◆ **Directions**: Return the full material exactly.

◆ **Data shown**:
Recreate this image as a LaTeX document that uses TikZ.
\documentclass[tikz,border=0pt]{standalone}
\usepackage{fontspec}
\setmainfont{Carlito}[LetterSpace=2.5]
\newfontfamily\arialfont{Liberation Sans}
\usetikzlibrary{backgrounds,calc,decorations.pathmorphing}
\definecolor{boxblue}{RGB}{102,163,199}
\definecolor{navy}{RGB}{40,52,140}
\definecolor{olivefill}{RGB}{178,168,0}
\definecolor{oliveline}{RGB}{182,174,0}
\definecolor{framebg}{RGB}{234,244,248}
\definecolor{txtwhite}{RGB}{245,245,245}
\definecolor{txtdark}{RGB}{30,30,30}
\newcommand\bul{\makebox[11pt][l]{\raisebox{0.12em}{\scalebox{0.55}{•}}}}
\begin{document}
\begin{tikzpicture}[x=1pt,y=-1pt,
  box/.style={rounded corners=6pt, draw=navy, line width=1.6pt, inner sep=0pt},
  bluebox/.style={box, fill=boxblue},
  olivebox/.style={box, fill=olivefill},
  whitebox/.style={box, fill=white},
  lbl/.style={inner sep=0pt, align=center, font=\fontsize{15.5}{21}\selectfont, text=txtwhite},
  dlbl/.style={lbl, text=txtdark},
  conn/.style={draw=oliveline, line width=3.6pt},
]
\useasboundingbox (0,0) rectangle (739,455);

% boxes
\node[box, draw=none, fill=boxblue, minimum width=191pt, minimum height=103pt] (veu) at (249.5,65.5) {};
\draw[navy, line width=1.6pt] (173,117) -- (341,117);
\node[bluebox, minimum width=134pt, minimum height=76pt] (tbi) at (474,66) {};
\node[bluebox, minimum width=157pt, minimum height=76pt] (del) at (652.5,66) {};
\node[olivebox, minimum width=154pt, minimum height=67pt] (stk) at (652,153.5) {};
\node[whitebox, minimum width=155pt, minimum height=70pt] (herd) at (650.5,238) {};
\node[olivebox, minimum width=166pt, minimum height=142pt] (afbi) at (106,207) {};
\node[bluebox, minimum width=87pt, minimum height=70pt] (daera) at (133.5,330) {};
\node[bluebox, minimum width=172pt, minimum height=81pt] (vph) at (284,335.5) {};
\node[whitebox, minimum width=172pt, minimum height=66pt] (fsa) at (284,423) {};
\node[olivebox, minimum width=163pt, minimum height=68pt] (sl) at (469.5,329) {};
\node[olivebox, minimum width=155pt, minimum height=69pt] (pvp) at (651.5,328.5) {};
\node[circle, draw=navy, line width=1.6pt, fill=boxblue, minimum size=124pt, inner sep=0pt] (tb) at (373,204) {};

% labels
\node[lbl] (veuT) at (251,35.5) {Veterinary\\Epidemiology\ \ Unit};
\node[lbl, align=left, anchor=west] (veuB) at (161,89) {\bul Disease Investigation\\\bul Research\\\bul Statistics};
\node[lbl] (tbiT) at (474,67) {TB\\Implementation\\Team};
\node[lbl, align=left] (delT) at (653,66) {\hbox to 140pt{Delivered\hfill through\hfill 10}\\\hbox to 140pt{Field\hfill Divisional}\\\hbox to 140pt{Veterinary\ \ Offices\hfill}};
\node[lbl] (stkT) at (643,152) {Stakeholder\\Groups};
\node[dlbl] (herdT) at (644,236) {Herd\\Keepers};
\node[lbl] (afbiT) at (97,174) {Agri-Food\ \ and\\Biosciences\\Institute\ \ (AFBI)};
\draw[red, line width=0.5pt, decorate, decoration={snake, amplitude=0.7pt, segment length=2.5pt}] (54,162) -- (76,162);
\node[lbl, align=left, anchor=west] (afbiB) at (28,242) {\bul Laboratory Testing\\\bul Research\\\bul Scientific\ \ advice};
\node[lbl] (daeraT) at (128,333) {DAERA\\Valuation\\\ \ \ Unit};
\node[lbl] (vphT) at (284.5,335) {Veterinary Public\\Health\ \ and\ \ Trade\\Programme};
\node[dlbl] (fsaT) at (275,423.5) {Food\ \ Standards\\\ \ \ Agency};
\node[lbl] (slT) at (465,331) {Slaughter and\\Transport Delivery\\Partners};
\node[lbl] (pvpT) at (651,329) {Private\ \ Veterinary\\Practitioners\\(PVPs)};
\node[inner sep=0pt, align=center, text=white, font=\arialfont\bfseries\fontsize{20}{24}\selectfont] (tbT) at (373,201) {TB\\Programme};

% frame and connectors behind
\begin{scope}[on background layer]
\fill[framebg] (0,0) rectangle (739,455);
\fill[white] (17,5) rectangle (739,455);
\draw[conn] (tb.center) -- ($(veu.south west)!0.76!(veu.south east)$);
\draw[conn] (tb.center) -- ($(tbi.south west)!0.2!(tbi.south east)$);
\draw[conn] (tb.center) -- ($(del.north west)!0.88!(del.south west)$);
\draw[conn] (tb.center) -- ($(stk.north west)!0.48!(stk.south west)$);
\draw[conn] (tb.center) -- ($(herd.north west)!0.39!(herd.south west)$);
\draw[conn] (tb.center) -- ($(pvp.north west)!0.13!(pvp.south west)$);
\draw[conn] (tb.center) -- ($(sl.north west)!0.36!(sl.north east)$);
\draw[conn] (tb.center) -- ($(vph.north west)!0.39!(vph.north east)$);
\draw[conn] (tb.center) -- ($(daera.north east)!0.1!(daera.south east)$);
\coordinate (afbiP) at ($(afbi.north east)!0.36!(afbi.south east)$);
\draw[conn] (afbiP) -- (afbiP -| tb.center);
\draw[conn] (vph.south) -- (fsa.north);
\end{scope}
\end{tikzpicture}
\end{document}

◆ **Response to the exercise**:
Recreate this image as a LaTeX document that uses TikZ.
\documentclass[tikz,border=0pt]{standalone}
\usepackage{fontspec}
\setmainfont{Carlito}[LetterSpace=2.5]
\newfontfamily\arialfont{Liberation Sans}
\usetikzlibrary{backgrounds,calc,decorations.pathmorphing}
\definecolor{boxblue}{RGB}{102,163,199}
\definecolor{navy}{RGB}{40,52,140}
\definecolor{olivefill}{RGB}{178,168,0}
\definecolor{oliveline}{RGB}{182,174,0}
\definecolor{framebg}{RGB}{234,244,248}
\definecolor{txtwhite}{RGB}{245,245,245}
\definecolor{txtdark}{RGB}{30,30,30}
\newcommand\bul{\makebox[11pt][l]{\raisebox{0.12em}{\scalebox{0.55}{•}}}}
\begin{document}
\begin{tikzpicture}[x=1pt,y=-1pt,
  box/.style={rounded corners=6pt, draw=navy, line width=1.6pt, inner sep=0pt},
  bluebox/.style={box, fill=boxblue},
  olivebox/.style={box, fill=olivefill},
  whitebox/.style={box, fill=white},
  lbl/.style={inner sep=0pt, align=center, font=\fontsize{15.5}{21}\selectfont, text=txtwhite},
  dlbl/.style={lbl, text=txtdark},
  conn/.style={draw=oliveline, line width=3.6pt},
]
\useasboundingbox (0,0) rectangle (739,455);

% boxes
\node[box, draw=none, fill=boxblue, minimum width=191pt, minimum height=103pt] (veu) at (249.5,65.5) {};
\draw[navy, line width=1.6pt] (173,117) -- (341,117);
\node[bluebox, minimum width=134pt, minimum height=76pt] (tbi) at (474,66) {};
\node[bluebox, minimum width=157pt, minimum height=76pt] (del) at (652.5,66) {};
\node[olivebox, minimum width=154pt, minimum height=67pt] (stk) at (652,153.5) {};
\node[whitebox, minimum width=155pt, minimum height=70pt] (herd) at (650.5,238) {};
\node[olivebox, minimum width=166pt, minimum height=142pt] (afbi) at (106,207) {};
\node[bluebox, minimum width=87pt, minimum height=70pt] (daera) at (133.5,330) {};
\node[bluebox, minimum width=172pt, minimum height=81pt] (vph) at (284,335.5) {};
\node[whitebox, minimum width=172pt, minimum height=66pt] (fsa) at (284,423) {};
\node[olivebox, minimum width=163pt, minimum height=68pt] (sl) at (469.5,329) {};
\node[olivebox, minimum width=155pt, minimum height=69pt] (pvp) at (651.5,328.5) {};
\node[circle, draw=navy, line width=1.6pt, fill=boxblue, minimum size=124pt, inner sep=0pt] (tb) at (373,204) {};

% labels
\node[lbl] (veuT) at (251,35.5) {Veterinary\\Epidemiology\ \ Unit};
\node[lbl, align=left, anchor=west] (veuB) at (161,89) {\bul Disease Investigation\\\bul Research\\\bul Statistics};
\node[lbl] (tbiT) at (474,67) {TB\\Implementation\\Team};
\node[lbl, align=left] (delT) at (653,66) {\hbox to 140pt{Delivered\hfill through\hfill 10}\\\hbox to 140pt{Field\hfill Divisional}\\\hbox to 140pt{Veterinary\ \ Offices\hfill}};
\node[lbl] (stkT) at (643,152) {Stakeholder\\Groups};
\node[dlbl] (herdT) at (644,236) {Herd\\Keepers};
\node[lbl] (afbiT) at (97,174) {Agri-Food\ \ and\\Biosciences\\Institute\ \ (AFBI)};
\draw[red, line width=0.5pt, decorate, decoration={snake, amplitude=0.7pt, segment length=2.5pt}] (54,162) -- (76,162);
\node[lbl, align=left, anchor=west] (afbiB) at (28,242) {\bul Laboratory Testing\\\bul Research\\\bul Scientific\ \ advice};
\node[lbl] (daeraT) at (128,333) {DAERA\\Valuation\\\ \ \ Unit};
\node[lbl] (vphT) at (284.5,335) {Veterinary Public\\Health\ \ and\ \ Trade\\Programme};
\node[dlbl] (fsaT) at (275,423.5) {Food\ \ Standards\\\ \ \ Agency};
\node[lbl] (slT) at (465,331) {Slaughter and\\Transport Delivery\\Partners};
\node[lbl] (pvpT) at (651,329) {Private\ \ Veterinary\\Practitioners\\(PVPs)};
\node[inner sep=0pt, align=center, text=white, font=\arialfont\bfseries\fontsize{20}{24}\selectfont] (tbT) at (373,201) {TB\\Programme};

% frame and connectors behind
\begin{scope}[on background layer]
\fill[framebg] (0,0) rectangle (739,455);
\fill[white] (17,5) rectangle (739,455);
\draw[conn] (tb.center) -- ($(veu.south west)!0.76!(veu.south east)$);
\draw[conn] (tb.center) -- ($(tbi.south west)!0.2!(tbi.south east)$);
\draw[conn] (tb.center) -- ($(del.north west)!0.88!(del.south west)$);
\draw[conn] (tb.center) -- ($(stk.north west)!0.48!(stk.south west)$);
\draw[conn] (tb.center) -- ($(herd.north west)!0.39!(herd.south west)$);
\draw[conn] (tb.center) -- ($(pvp.north west)!0.13!(pvp.south west)$);
\draw[conn] (tb.center) -- ($(sl.north west)!0.36!(sl.north east)$);
\draw[conn] (tb.center) -- ($(vph.north west)!0.39!(vph.north east)$);
\draw[conn] (tb.center) -- ($(daera.north east)!0.1!(daera.south east)$);
\coordinate (afbiP) at ($(afbi.north east)!0.36!(afbi.south east)$);
\draw[conn] (afbiP) -- (afbiP -| tb.center);
\draw[conn] (vph.south) -- (fsa.north);
\end{scope}
\end{tikzpicture}
\end{document}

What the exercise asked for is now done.